Kendati dengan berbagai cara dihalangi untuk hadir dalam aksi,
mereka tidak peduli hingga memilih berjalan kaki. Mereka datang dengan biaya
sendiri atau donasi dari pihak yang baik budi.
Mereka mengorganisasi sendiri keamanan, ketertiban, dan
kebersihan saat menggelar aksi. Hal ini menarik untuk diteliti. Apa penyebab
aksi massa umat Islam tersebut berlangsung superaman, supertertib,
superbersih, dan superdamai? Tulisan ini merupakan sneak peak dari riset yang
sedang dilakukan.
Gelombang
Perang Siber
Saat ini ruang dan waktu semakin menyempit berkat kemajuan
teknologi dan komunikasi berbasis internet. Namun, ruang dan waktu tersebut
bukan saja menyempit, tapi juga padat dengan berbagai informasi yang datang
silih berganti secara bertubi-tubi.
Kepadatan informasi dalam ruang dan waktu yang sempit tersebut
menjelma menjadi dunia baru, dunia hiper-realitas. Dalam dunia hiper-realitas
tersebut sesuatu yang tidak penting bisa dibuat menjadi sangat penting,
kebutuhan bisa diciptakan, waktu luang bisa disempitkan, kepalsuan bisa
dibuat seolah asli, yang jauh terasa dekat, yang dekat terasa rapat, dan
kebohongan yang disampaikan terus-menerus bisa menjadi kebenaran.
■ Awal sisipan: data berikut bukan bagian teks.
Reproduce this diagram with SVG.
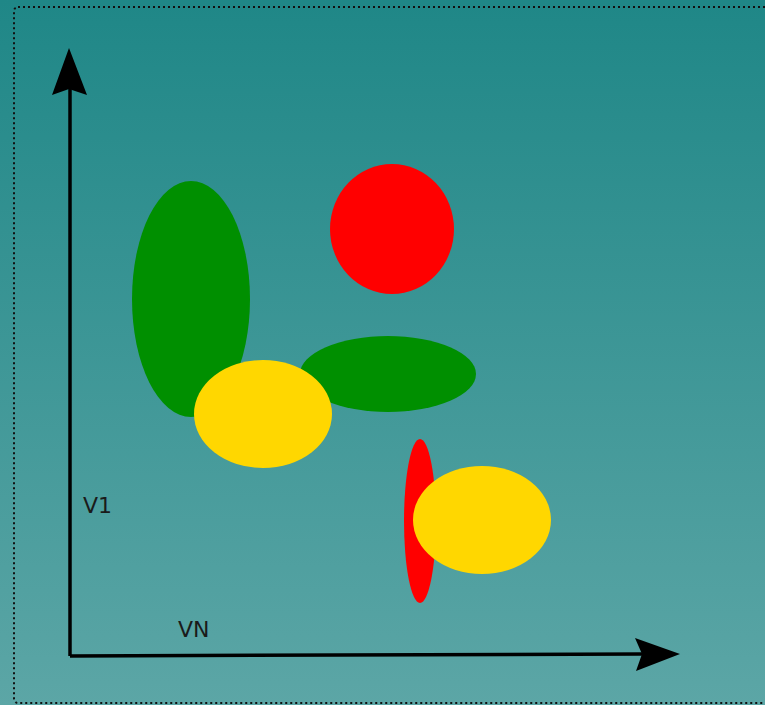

Semua
diciptakan melalui berbagai teknik manipulasi realitas, kita mengenalnya
dengan sebutan hoax.
Hoax menjadi produk industri kreatif dalam budaya politik
kontemporer yang bertemu dengan kemajuan teknologi komunikasi yang pesat.
Hoax menjadi mudah menyebar, diterima sebagai kebenaran, menjadi hiburan saat
diketahui sebagai kesalahan pada kultur masyarakat yang tidak memiliki
tradisi pengelolaan informasi yang sehat.
Informasi menjadi kotor karena digunakan sebagai alat untuk
meraih kekuasaan. Ini pangkal mula hal yang dapat memicu terbukanya perang
siber, hingga mampu mengantarkan khalayak hadir berduyun-duyun dalam Aksi
Bela Islam.
Jejak perang tersebut dapat ditelusuri pada 2012, menyusul
kemudian pada 2014. Pada 2012 secara singkat dapat digambarkan sebagai
situasi masa awal perang siber dimulai. Saat itu perang siber digunakan
sebagai strategi memenangkan pertarungan politik.
Melalui organisasi yang rapi dan profesional, kekuatan siber
tersebut mampu mengendalikan opini publik lewat media sosial, terutama
Twitter dan Facebook. Pengendalian opini di media sosial tersebut diyakini
mampu memengaruhi pilihan politik khalayak.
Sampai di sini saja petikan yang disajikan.